For this week’s blog, we talked to Roberto Cerrud-Rodriguez, Jessica Kwan and Zackary Quintero, all students participating in the Fall 2010 Capital Semester program in Washington, DC. They shared some of their insights into the program and experiences thus far, as well as some words of wisdom for future DC interns.
What has your experience in the Capital Semester program been like thus far?
RCR: My Capital Semester experience has been exciting and full of extremely useful learning opportunities, both academic and professional. Our professors have focused on the operation of free markets and the importance of taking into account unintended consequences in the creation of policy. In my internship I have had wonderful opportunities for networking and learning new skills, such as social media management strategy, which will definitely help my career options once I return to Panama.
What has been your favorite memory of the program?
ZQ: My favorite experience was when I was taken through the underground tunnels within the Department of Treasury on the first day of my internship.
RCR: My favorite memory thus far is the day we visited Mount Vernon. We visited George Washington’s home early in the program, so were able to take advantage of the chance to get to know each other better. Some of us even managed to take a boat tour of the Potomac River while there!
Have you had any eye-opening experiences as an intern in DC?
RCR: Yes. I have learned how important it is to establish contacts at your internship site and beyond. It is crucial to make the most of every networking opportunity: always ask for business cards, send follow-up emails and, whenever possible, schedule a get together with those you meet.
You never know what opportunities may arise out of a casual conversation in a cafe – that’s how I ended up helping organize a fundraising dinner featuring President Alvaro Uribe of Colombia as the guest speaker!
JK: Through my internship, I have been required to attend House and Senate committee hearings. The experience has really opened my eyes to the realities of the legislative process. I didn’t realize how the hearings were conducted. I thought government hearings were secluded and held behind closed doors, rather than open to the public.
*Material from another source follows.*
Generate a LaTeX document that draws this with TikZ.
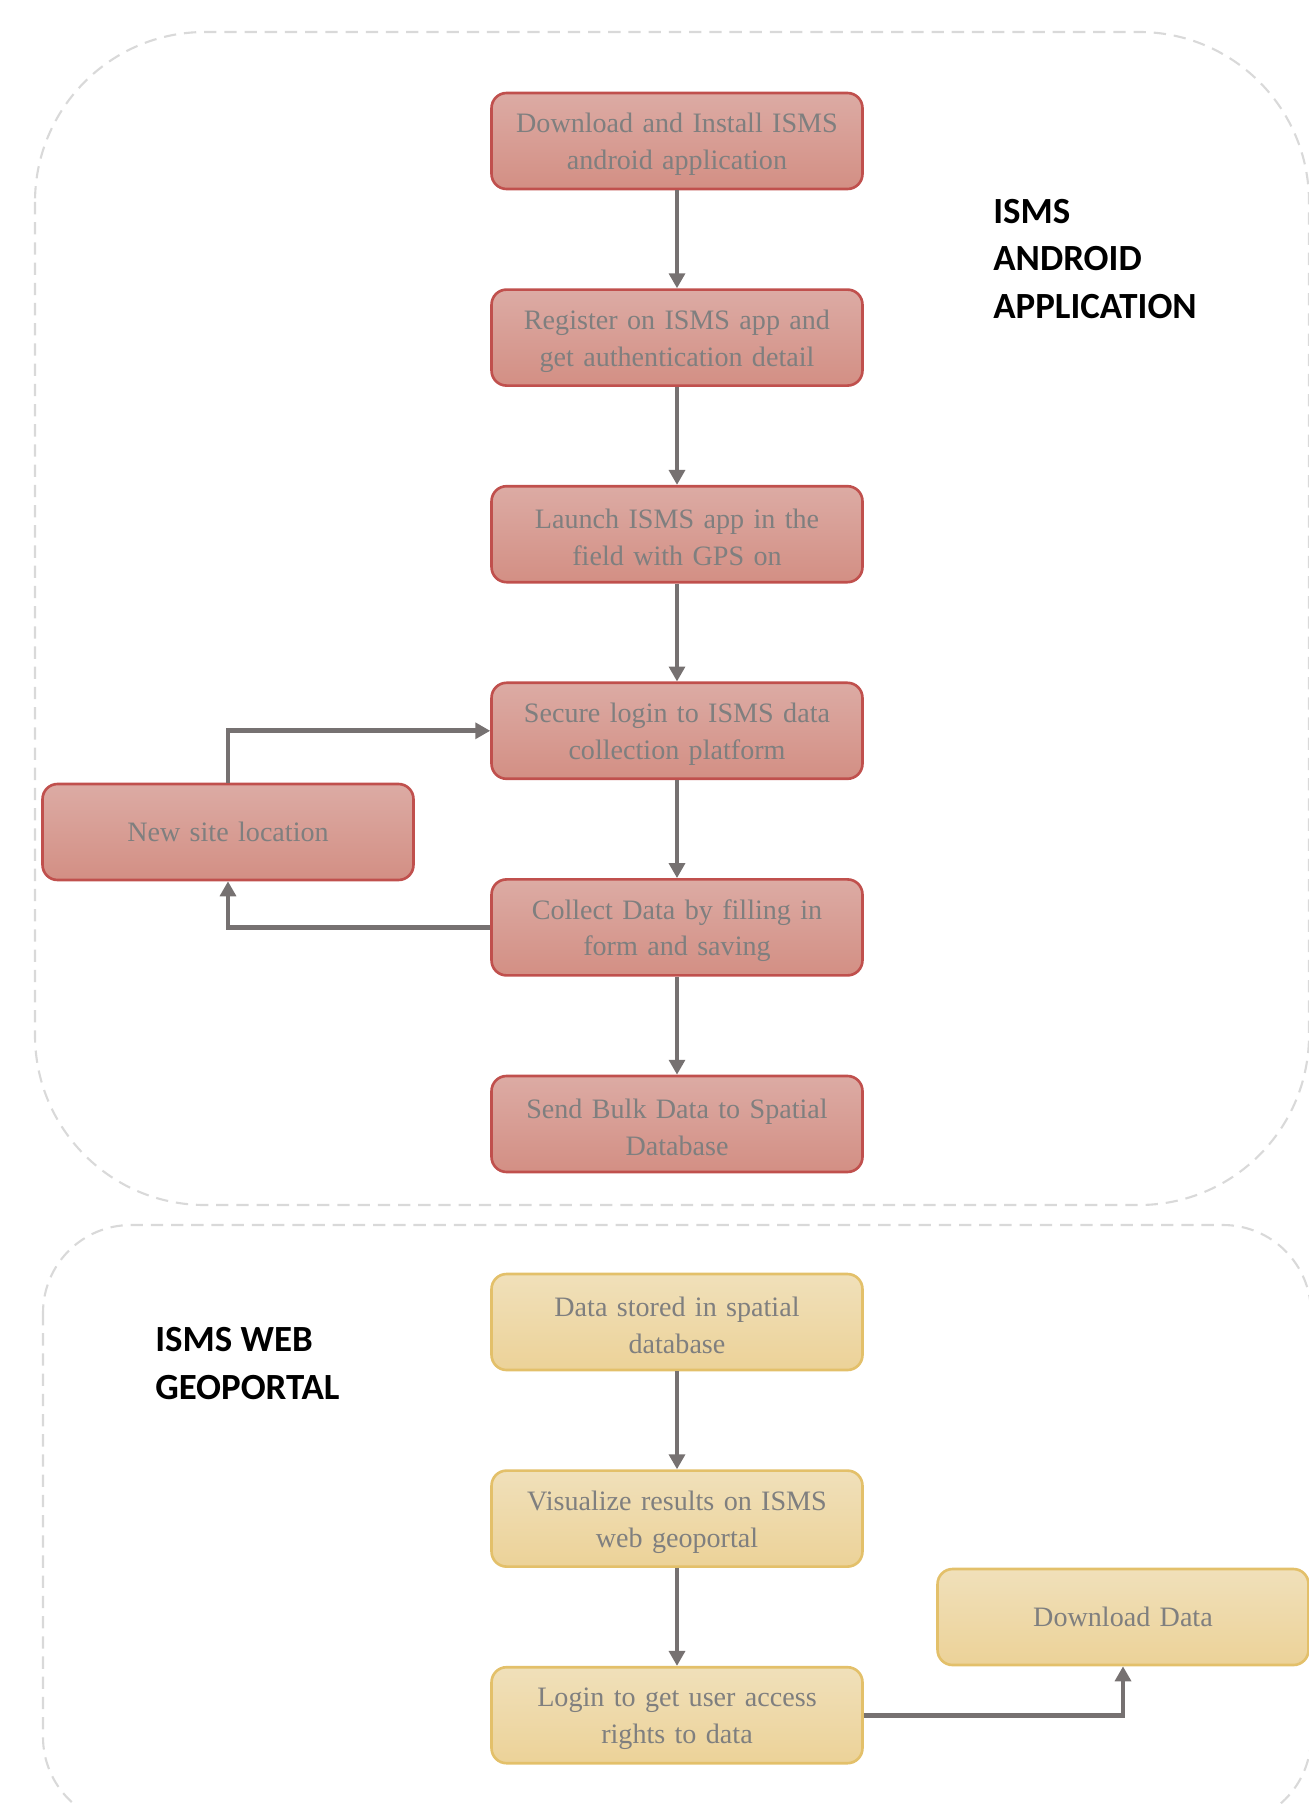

What is one thing you have gained from the program so far that you don’t think you could’ve gotten elsewhere?
ZQ: The ability to see the American government from the vantage point of working within the nation’s capitol… Seeing how an individual can create and implement change has been incredible.
RCR: The perfect combination between theoretical understanding and real-world experience. My internship experience at the Atlas Economic Research Foundation has helped me learn about working at a nonprofit think-tank organization, including how to connect with donors, organize fundraisers and advance your message using social media.
Do you have any “words of wisdom” for people entering the program next semester, or students interested in interning in DC?
ZQ: My advice to future students is to remember that DC is filled with talented, informed and extraordinary people. When you arrive here and spend time in DC, you come to realize that it doesn’t matter where you come from, it matters where you’re going and how badly you want to get there. Leave DC with the utmost certainty that you completed much more than the original goals you set out. Give it everything you have and fear nothing in the process.